Information Nation: Almost everyone recognizes the Bach name.
London Piano Institute: That’s because he is universally recognized as one of the greatest composers and musicians in history.
Information Nation: When did he live?
London Piano Institute: He was born in 1685 in Eisenach, in what is now central Germany, and he died in 1750 in Leipzig, not far from his birthplace.
Information Nation: What period in musical history is that?
London Piano Institute: He lived and composed in what is known as the Baroque period.
Information Nation: Was he born into a musical family?
London Piano Institute: Yes, his father taught him violin and music theory and all of his uncles were professional musicians. Their posts included church organists, court chamber musicians and composers.

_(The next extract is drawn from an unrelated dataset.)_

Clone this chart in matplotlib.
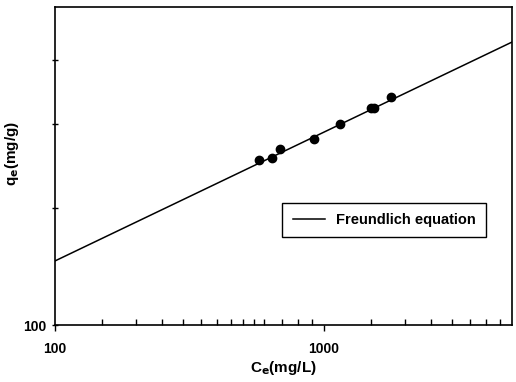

Information Nation: Where did he first encounter the keyboard?
London Piano Institute: One uncle introduced him to the organ, the primary keyboard instrument of the day, since most of the music that ordinary people heard was performed in churches.
Information Nation: Who else instructed him?
London Piano Institute: After both his parents died when he was only 10, he moved in with his older brother, a church organist in a nearby town, who continued to instruct him in organ and clavichord (an early form of piano) and introduced him to the music of other composers.
Information Nation: Was he formally schooled in music?
London Piano Institute: At the age of 14, Bach was awarded a choral scholarship to study at the prestigious St. Michael’s School in Lüneburg.
Information Nation: What was his first professional job?
London Piano Institute: After graduating from St. Michael’s, he was appointed court musician in the chapel of Duke Johann Ernst in Weimar where his reputation as a keyboardist grew.
Information Nation: When did he begin composing in earnest?
London Piano Institute: After several other brief postings as a church organist, he married and returned to the ducal court at Weimer where he worked with a large contingent of professional musicians. This was the start of a long period of composing keyboard and orchestral works.
Information Nation: What are some of his best-known works for the keyboard?
London Piano Institute: The Well-Tempered Clavier contains a prelude and fugue in each of the 24 major and minor keys. It is thus used as a primary exercise book for keyboardists in their training.
Information Nation: What does “well-tempered” mean?
London Piano Institute: A temperament is the system of tuning used to make it possible to play in a number of musical keys. In Bach’s time, that was an innovation.
Information Nation: What are some of his other keyboard works?
London Piano Institute: The 15 Inventions and Sinfonias, Partitas for keyboard, and the Goldberg Variations are among the best-known.
Information Nation: Did he continue to perform?
London Piano Institute: Yes, he was organist and composer at a number of churches during the remainder of his life and achieved notoriety as a court musician.
Information Nation: Did he achieve fame in his lifetime?
London Piano Institute: While he was recognized by important noblemen and other German composers like Handel, he was not widely known until long after his death.
Information Nation: Where is he buried?
London Piano Institute: He is buried in Leipzig where a statue is erected in his honor.
Information Nation: Why is he revered as a composer?
London Piano Institute: There are many reasons, but if I had to summarise it would be that the technical complexity and beauty of his music are unparalleled.